Some Spanish banks require owners to pay for devaluation of their property

Banks force property owners to pay for the devaluation of their properties

Although Spain’s mortgage market cannot be compared to that of the US where subprime mortgages caused the ruin of many banks, consumer organizations did complain that during the recent property boom banks in Spain were too relaxed in conceding mortgages. In fact they even suggested that some of the practices followed by banks were abusive. Now thousands of people who now find themselves unable to pay their mortgages could be forced not only to hand over the keys to their property but also be forced by banks to pay the difference between the value of their property when they bought it and its current value.

For example according to reports in the press today, one property owner who bought his flat three years ago in a suburb of Madrid borrowed 244,000 euros from the bank.

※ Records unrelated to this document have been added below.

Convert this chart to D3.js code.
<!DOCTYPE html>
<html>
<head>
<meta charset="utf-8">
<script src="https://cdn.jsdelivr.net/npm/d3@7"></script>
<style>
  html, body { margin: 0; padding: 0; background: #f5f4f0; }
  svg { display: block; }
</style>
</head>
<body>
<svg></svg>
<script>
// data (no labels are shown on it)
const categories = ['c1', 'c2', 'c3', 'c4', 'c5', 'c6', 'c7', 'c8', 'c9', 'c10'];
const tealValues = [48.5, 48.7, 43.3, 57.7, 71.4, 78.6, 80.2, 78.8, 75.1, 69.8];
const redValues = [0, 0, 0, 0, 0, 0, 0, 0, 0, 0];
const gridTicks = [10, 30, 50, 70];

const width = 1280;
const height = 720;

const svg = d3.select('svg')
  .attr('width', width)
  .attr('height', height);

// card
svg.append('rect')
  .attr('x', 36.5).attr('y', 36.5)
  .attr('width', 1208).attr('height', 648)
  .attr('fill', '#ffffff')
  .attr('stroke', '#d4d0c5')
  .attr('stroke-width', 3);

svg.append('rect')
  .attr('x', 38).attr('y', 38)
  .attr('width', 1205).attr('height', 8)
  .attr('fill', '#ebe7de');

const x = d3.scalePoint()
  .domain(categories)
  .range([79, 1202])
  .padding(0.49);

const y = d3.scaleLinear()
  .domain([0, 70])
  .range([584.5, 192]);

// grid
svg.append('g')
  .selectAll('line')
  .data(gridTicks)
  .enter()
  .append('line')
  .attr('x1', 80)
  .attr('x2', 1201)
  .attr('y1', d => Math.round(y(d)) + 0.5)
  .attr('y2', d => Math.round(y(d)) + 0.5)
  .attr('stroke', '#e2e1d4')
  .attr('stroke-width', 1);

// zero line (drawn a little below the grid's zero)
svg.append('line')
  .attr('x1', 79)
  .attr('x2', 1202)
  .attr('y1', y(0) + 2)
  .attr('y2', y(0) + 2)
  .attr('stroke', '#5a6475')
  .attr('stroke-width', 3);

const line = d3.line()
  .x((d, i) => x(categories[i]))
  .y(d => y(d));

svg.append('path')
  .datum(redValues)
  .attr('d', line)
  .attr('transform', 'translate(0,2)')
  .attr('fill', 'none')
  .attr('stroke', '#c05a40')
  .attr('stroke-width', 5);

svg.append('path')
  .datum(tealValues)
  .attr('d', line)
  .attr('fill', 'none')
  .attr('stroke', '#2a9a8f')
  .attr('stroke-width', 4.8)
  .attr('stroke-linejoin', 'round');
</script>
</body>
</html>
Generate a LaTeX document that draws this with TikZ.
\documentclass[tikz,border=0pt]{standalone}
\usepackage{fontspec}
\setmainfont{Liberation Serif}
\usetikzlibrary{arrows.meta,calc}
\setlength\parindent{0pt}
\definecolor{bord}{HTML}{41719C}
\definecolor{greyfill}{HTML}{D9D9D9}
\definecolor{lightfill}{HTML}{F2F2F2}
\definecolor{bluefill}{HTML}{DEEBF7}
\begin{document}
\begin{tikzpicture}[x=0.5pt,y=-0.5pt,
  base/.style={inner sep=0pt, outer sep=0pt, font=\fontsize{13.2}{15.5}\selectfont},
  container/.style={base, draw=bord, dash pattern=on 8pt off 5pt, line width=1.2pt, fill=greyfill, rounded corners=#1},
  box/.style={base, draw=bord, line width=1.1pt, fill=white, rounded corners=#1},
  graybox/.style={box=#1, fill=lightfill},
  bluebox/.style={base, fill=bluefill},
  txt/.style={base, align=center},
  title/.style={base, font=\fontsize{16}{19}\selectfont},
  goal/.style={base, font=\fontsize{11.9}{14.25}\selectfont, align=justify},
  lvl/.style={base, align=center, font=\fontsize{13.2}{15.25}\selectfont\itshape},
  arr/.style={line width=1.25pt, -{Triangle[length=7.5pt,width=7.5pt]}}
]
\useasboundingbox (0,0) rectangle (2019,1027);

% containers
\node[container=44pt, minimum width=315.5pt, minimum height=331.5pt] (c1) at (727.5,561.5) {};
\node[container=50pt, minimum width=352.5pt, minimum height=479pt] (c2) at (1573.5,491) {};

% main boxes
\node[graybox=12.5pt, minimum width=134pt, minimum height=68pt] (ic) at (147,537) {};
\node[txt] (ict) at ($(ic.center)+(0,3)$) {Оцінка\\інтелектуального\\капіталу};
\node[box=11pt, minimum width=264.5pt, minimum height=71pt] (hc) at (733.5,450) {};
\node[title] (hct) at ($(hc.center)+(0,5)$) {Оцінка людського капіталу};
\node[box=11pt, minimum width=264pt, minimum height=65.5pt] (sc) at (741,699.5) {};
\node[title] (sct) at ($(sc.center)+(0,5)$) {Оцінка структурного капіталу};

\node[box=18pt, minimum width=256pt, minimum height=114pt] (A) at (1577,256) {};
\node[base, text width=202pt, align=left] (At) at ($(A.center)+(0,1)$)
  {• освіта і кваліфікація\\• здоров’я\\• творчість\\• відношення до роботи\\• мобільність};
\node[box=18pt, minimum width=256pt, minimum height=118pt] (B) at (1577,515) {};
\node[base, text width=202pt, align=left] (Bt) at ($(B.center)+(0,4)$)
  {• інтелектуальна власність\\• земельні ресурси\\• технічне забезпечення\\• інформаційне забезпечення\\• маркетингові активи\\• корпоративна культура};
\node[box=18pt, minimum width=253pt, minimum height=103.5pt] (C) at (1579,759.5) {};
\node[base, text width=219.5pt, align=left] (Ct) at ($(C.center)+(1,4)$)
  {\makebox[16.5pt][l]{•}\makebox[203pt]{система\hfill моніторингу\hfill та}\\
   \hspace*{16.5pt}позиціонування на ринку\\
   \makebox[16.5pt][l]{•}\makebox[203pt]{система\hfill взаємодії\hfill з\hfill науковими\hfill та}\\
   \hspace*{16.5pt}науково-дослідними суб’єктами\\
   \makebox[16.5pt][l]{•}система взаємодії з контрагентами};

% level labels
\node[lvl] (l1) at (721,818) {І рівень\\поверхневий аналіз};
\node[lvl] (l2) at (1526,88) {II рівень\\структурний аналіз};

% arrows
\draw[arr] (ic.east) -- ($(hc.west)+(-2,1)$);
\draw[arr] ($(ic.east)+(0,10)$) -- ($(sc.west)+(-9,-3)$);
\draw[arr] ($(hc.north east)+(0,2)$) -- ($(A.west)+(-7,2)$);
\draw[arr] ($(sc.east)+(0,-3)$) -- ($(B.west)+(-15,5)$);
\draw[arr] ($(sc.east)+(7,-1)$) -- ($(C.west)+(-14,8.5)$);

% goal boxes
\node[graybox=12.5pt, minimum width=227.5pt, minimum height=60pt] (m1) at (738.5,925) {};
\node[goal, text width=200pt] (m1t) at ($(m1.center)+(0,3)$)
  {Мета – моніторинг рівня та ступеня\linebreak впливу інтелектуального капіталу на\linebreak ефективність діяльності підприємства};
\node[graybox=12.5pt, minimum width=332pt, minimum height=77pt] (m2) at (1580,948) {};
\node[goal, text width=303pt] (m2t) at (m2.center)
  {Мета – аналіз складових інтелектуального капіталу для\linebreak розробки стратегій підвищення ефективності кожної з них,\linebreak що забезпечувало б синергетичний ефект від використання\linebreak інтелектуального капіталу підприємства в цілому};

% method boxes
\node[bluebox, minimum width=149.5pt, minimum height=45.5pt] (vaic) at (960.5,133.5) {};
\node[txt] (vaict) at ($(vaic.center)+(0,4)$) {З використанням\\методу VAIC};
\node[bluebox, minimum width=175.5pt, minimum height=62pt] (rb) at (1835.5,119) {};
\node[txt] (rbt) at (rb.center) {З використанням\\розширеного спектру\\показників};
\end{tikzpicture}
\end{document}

However last year he became unemployed and the bank repossessed his flat. He said that the bank said that it was intending to sell it at auction for 150,000 euros and that he was responsible for paying the difference in value (just under 100,000 euros).

In Spain the banks say that Spanish law is not the same as that for the US where handing over the keys to a property cancels a mortgage. A spokesperson speaking on behalf of banks said that in Spain a mortgage holder is responsible for paying for the difference in value.

A group of families from Barcelona have formed an association called Afectados por la Hipoteca, which reports these types of practices followed by the banks. Its spokesperson, Ada Colau, demands that the authorities force banks to renounce their part of the debt so that those affected can keep their property at the price of subsidised housing.

The chairman of the Asociación de Usuarios de Bancos, Cajas y Seguros (Adicae), Manuel Pardos, says that two years ago banks and building societies conceded mortgages for more than 80% of the value of the property in order to cover other costs. He said that then valuation was often inflated and now it is often undervalued. In fact, according to Adicae, 65% of financial institutions were conceding mortgages for 80% of the value of the property as little as one year ago.